• **DATA SEGMENT**:
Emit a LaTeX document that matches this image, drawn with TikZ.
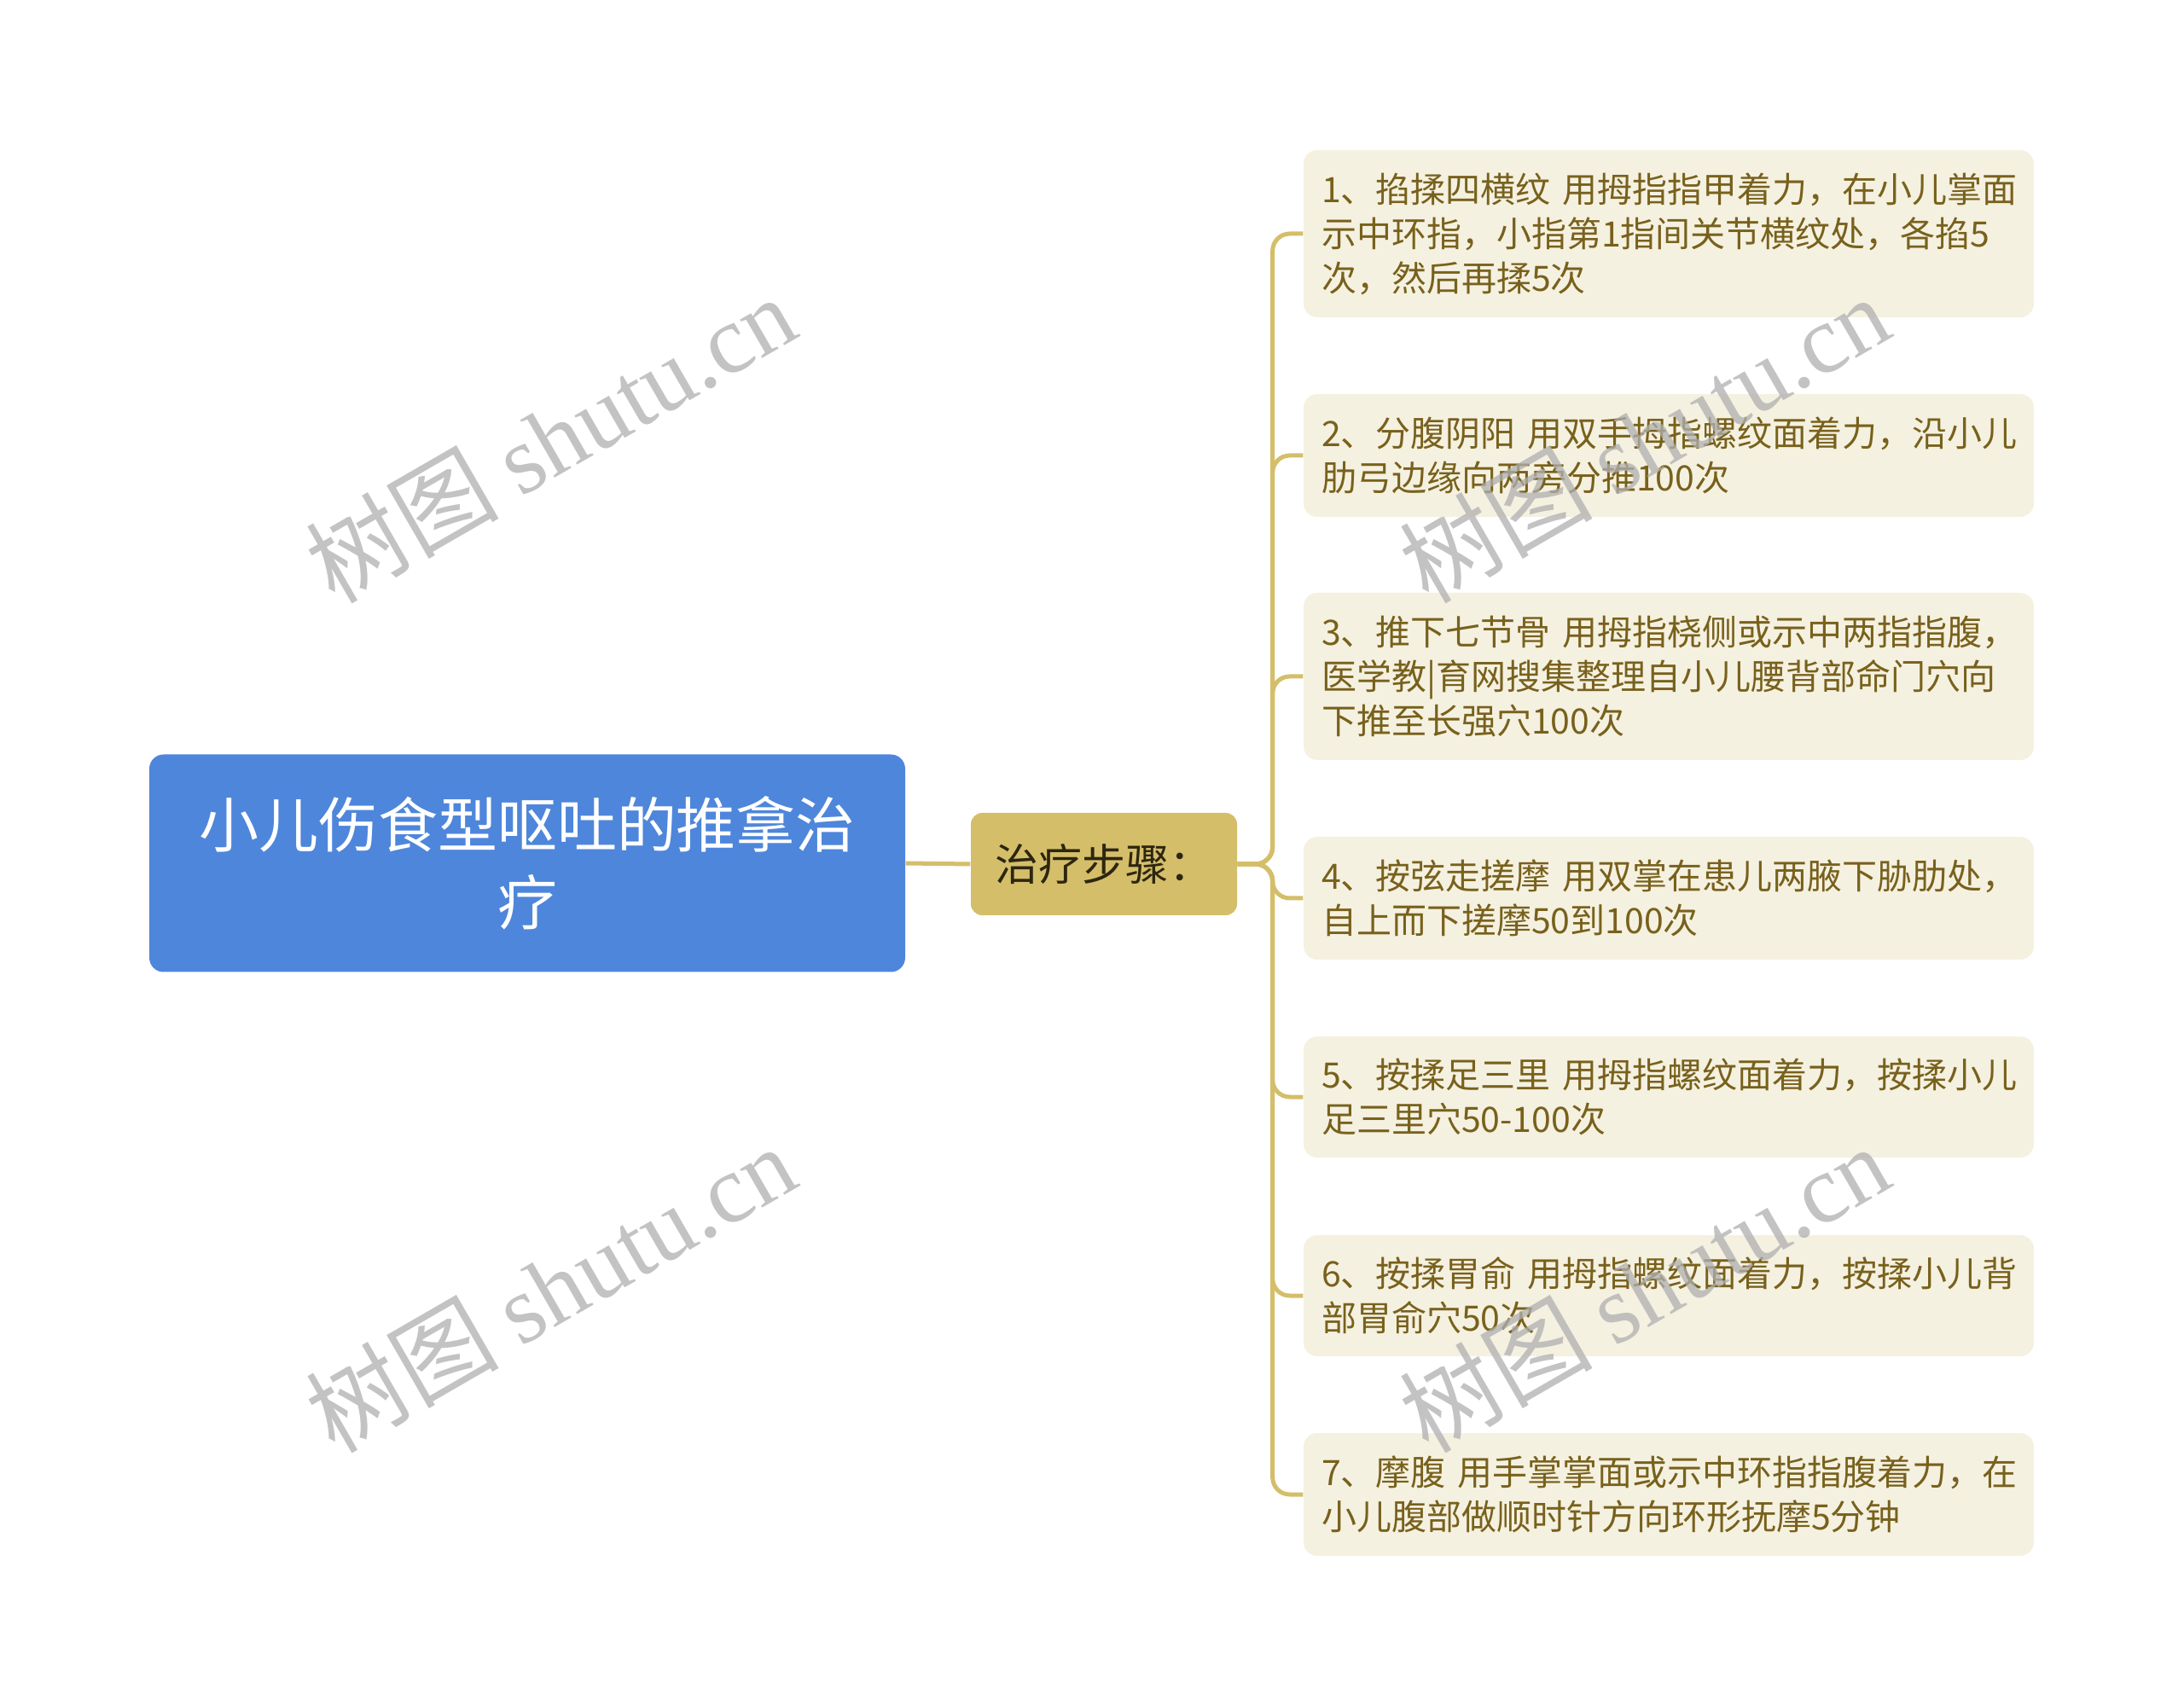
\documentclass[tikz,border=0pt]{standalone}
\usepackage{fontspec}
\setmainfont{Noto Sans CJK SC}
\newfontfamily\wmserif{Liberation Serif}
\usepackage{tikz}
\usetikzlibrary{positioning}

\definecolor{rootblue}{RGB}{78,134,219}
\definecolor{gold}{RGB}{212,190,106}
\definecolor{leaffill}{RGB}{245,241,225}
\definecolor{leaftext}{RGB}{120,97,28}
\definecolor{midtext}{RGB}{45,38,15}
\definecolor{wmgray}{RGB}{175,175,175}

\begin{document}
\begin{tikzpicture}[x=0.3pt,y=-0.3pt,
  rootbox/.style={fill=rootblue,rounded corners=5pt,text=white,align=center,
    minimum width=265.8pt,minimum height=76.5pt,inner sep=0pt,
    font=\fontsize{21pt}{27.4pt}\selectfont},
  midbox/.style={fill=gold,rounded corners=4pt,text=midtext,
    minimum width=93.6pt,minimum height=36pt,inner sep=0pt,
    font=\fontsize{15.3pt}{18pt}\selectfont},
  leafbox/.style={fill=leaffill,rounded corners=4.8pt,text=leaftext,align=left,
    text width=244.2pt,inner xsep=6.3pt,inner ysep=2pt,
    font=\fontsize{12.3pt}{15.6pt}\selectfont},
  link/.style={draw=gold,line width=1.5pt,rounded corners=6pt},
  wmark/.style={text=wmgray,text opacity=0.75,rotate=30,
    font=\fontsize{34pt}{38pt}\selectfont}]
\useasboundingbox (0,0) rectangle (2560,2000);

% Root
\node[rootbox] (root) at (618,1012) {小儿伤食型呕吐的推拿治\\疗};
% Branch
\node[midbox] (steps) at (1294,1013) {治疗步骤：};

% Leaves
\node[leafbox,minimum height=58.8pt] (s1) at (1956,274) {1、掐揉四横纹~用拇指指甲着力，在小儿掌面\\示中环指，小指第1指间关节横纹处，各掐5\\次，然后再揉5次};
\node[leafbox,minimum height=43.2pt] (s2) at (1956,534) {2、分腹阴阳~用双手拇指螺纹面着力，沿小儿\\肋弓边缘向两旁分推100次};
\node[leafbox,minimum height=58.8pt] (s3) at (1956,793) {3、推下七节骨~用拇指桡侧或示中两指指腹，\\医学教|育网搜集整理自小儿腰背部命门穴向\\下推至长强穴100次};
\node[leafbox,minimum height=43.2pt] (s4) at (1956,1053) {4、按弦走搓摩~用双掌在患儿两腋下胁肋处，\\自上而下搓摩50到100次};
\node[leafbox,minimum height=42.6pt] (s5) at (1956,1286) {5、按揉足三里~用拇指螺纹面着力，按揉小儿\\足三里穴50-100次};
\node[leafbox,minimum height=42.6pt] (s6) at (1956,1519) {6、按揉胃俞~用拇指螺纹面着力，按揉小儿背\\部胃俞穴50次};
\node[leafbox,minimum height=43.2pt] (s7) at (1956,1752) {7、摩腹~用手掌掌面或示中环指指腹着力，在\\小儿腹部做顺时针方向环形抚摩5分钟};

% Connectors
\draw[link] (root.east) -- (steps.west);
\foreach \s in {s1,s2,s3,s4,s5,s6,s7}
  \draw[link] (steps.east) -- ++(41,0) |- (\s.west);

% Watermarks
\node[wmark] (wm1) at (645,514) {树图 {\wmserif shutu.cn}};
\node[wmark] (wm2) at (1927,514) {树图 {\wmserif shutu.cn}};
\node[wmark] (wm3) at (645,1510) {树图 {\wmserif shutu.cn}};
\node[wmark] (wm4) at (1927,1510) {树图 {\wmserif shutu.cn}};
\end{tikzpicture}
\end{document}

• **TO BE DONE**: Transcribe the whole listing exactly. Pictures stay out of your copy.

• **COMPLETED EXERCISE**:
Emit a LaTeX document that matches this image, drawn with TikZ.
\documentclass[tikz,border=0pt]{standalone}
\usepackage{fontspec}
\setmainfont{Noto Sans CJK SC}
\newfontfamily\wmserif{Liberation Serif}
\usepackage{tikz}
\usetikzlibrary{positioning}

\definecolor{rootblue}{RGB}{78,134,219}
\definecolor{gold}{RGB}{212,190,106}
\definecolor{leaffill}{RGB}{245,241,225}
\definecolor{leaftext}{RGB}{120,97,28}
\definecolor{midtext}{RGB}{45,38,15}
\definecolor{wmgray}{RGB}{175,175,175}

\begin{document}
\begin{tikzpicture}[x=0.3pt,y=-0.3pt,
  rootbox/.style={fill=rootblue,rounded corners=5pt,text=white,align=center,
    minimum width=265.8pt,minimum height=76.5pt,inner sep=0pt,
    font=\fontsize{21pt}{27.4pt}\selectfont},
  midbox/.style={fill=gold,rounded corners=4pt,text=midtext,
    minimum width=93.6pt,minimum height=36pt,inner sep=0pt,
    font=\fontsize{15.3pt}{18pt}\selectfont},
  leafbox/.style={fill=leaffill,rounded corners=4.8pt,text=leaftext,align=left,
    text width=244.2pt,inner xsep=6.3pt,inner ysep=2pt,
    font=\fontsize{12.3pt}{15.6pt}\selectfont},
  link/.style={draw=gold,line width=1.5pt,rounded corners=6pt},
  wmark/.style={text=wmgray,text opacity=0.75,rotate=30,
    font=\fontsize{34pt}{38pt}\selectfont}]
\useasboundingbox (0,0) rectangle (2560,2000);

% Root
\node[rootbox] (root) at (618,1012) {小儿伤食型呕吐的推拿治\\疗};
% Branch
\node[midbox] (steps) at (1294,1013) {治疗步骤：};

% Leaves
\node[leafbox,minimum height=58.8pt] (s1) at (1956,274) {1、掐揉四横纹~用拇指指甲着力，在小儿掌面\\示中环指，小指第1指间关节横纹处，各掐5\\次，然后再揉5次};
\node[leafbox,minimum height=43.2pt] (s2) at (1956,534) {2、分腹阴阳~用双手拇指螺纹面着力，沿小儿\\肋弓边缘向两旁分推100次};
\node[leafbox,minimum height=58.8pt] (s3) at (1956,793) {3、推下七节骨~用拇指桡侧或示中两指指腹，\\医学教|育网搜集整理自小儿腰背部命门穴向\\下推至长强穴100次};
\node[leafbox,minimum height=43.2pt] (s4) at (1956,1053) {4、按弦走搓摩~用双掌在患儿两腋下胁肋处，\\自上而下搓摩50到100次};
\node[leafbox,minimum height=42.6pt] (s5) at (1956,1286) {5、按揉足三里~用拇指螺纹面着力，按揉小儿\\足三里穴50-100次};
\node[leafbox,minimum height=42.6pt] (s6) at (1956,1519) {6、按揉胃俞~用拇指螺纹面着力，按揉小儿背\\部胃俞穴50次};
\node[leafbox,minimum height=43.2pt] (s7) at (1956,1752) {7、摩腹~用手掌掌面或示中环指指腹着力，在\\小儿腹部做顺时针方向环形抚摩5分钟};

% Connectors
\draw[link] (root.east) -- (steps.west);
\foreach \s in {s1,s2,s3,s4,s5,s6,s7}
  \draw[link] (steps.east) -- ++(41,0) |- (\s.west);

% Watermarks
\node[wmark] (wm1) at (645,514) {树图 {\wmserif shutu.cn}};
\node[wmark] (wm2) at (1927,514) {树图 {\wmserif shutu.cn}};
\node[wmark] (wm3) at (645,1510) {树图 {\wmserif shutu.cn}};
\node[wmark] (wm4) at (1927,1510) {树图 {\wmserif shutu.cn}};
\end{tikzpicture}
\end{document}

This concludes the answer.